Images courtesy of GoodReads.com

The Facts

120 pages; published January 2012

The Basics

Solomon Northup was born a free black in New York and lived as a free black man for 33 years. In 1841, he was drugged, kidnapped, and sold to a slave trader. He survived 12 years of slavery in Louisiana before finding a way back to his wife and 3 children in New York state.

Booktalk

Humans of capable of doing terrible, terrible things. Solomon Northup was a husband, a father, and a free black man. In 1841, he was looking for work and made a connection to two white men who said they wanted to hire him to play his violin – an instrument he played with great skill – for a circus down the road. They traveled with him, ate with him, and gained his trust. They even helped him obtain papers proving he was a free man before the trio crossed into slave territory – Washington D.C. But the two men were just scheming. When they arrived in the nation’s capital, they carried out their real plan. They drugged Solomon and sold him to a slave trader for $650.

Solomon was not alone.

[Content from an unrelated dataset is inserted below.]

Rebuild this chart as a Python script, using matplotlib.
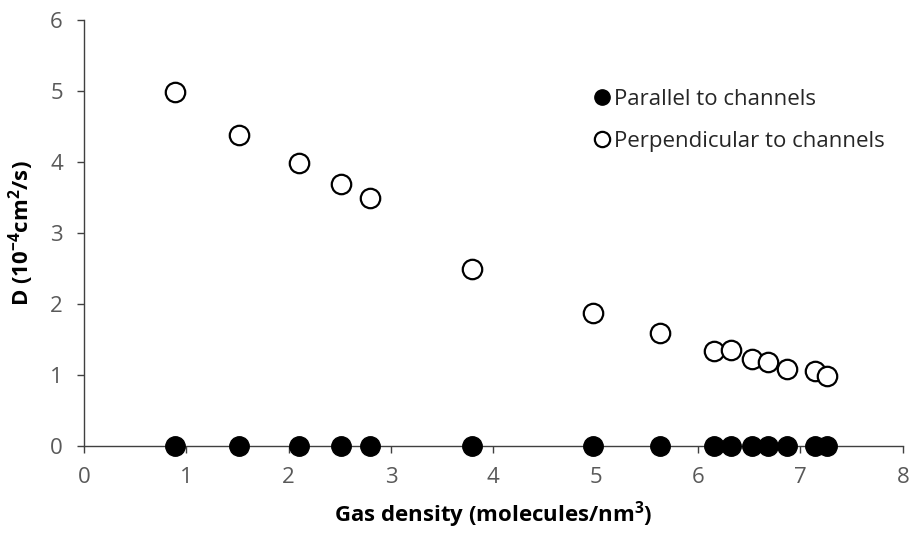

Thousands of free blacks were stolen and illegally sold as slaves in the years before the Civil War and the abolition of slavery. There were laws against this, but as Solomon found, once he was in the hands of the slavers, he had no rights and no way of accessing the legal system. Solomon’s story – unlike the stories of many of these stolen lives – is known because after 12 years of living in slavery, he found a way to make contact and return to his home. In 1853, he published a book about his ordeal. That book is the basis for this story, which lays in out a simple narrative how it happened, how he survived, and all that Solomon had to endure.

It is the story of one man’s experience that increases understanding about the depth of the legacy of shame left by our nation’s slave past.